There are more major companies than ever before, and the potential for more to enter the landscape has increased with the popularization of the internet according to economists. As companies grow, their objectives, marketing, and products change and evolve, which is why the first products from major companies may seem strange when compared to what the company is putting out today. Here are some of the first products from established industries.
Nokia–The telecommunications giant started in Finland back in 1865. Fredrik Idestam opened a pulp mill and began making paper along the banks of Tammerkoski. The company bounced around other industries like rubber, wood and steel before settling on telecommunications. Nokia is now a subsidiary of Microsoft and is working on improving their mobile devices.
Abercrombie & Fitch–The popular youth clothing store–which has been criticized for not featuring anything other than slim, muscular, ideal models in their advertisements–initially began as a legitimate sporting goods retailer. David Abercrombie founded the company in 1892 in New York City with the purpose of outfitting outdoor enthusiasts with the gear they needed. It wasn’t until the franchise was bought by Limited Brands that they started to appeal to the younger crowds.

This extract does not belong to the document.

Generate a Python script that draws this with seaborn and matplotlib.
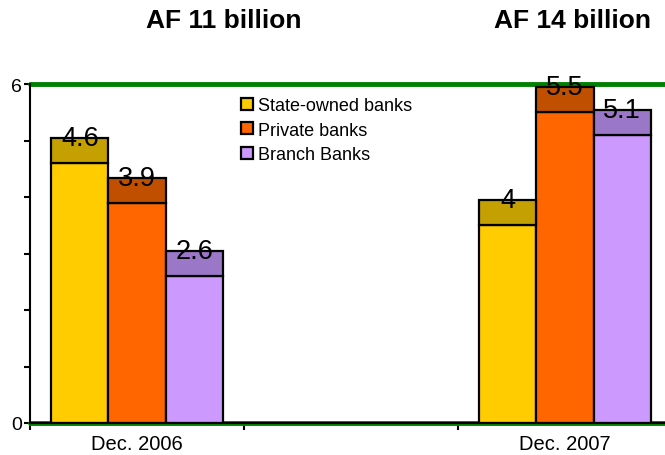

Hasbro–The major company responsible for supplying some of the most popular of childrens’ toys (G.I. Joe, Transformers) was started by the Hassenfeld brothers in 1923. When they first started, the brothers distributed textile remnants. They then moved to school supplies, followed by their first foray into toys with the Mr. Potato Head doll in 1952.
Colgate–The first products of one of the most recognizable hygienic major companies didn’t manufacture toothpaste until later in their development. The company began in 1806, and for 70 years they created starch, candles, and soap.
Wrigley The popular chewing gum provider has one of the most unassuming origins of the major companies. William Wrigley Jr. founded the company in 1891. He sold baking soda and soap door-to-door and utilized his own special brand of chewing gum to entice potential customers. After a while, Wrigley Jr. realized that customers didn’t care much for the soda and soap, but were really interested in the chewing gum.
Avon–The popular perfume retailer has an origin story almost identical to Wrigley’s. David McConnell began the company in 1886 and sold books door-to-door. In order to lure women into purchasing his books, McConnell offered little gifts of perfume. Soon, the perfume he was giving away became more popular than the books he was selling. He shifted focus and created the California Perfume Company, later to be called Avon.
Xerox–Before being mostly associated with Xerox machines, this member of the group of major companies had one of the most unfortunate first product origin stories. In 1970, Xerox was the leading developer of computers and computer technology, but not a very big manufacturer. Under company president C. Peter McColough, the group created their Palo Alto Research Center (PARC). The PARC is responsible for many computer technologies including the mouse, graphical user interface, ethernet, laser printing, and the computer language BASIC. Steve Jobs visited the facility and was inspired by their technology. He utilized it to create his Apple computers and distribute them. Xerox attempted to sue Apple for stealing their technology but were unsuccessful.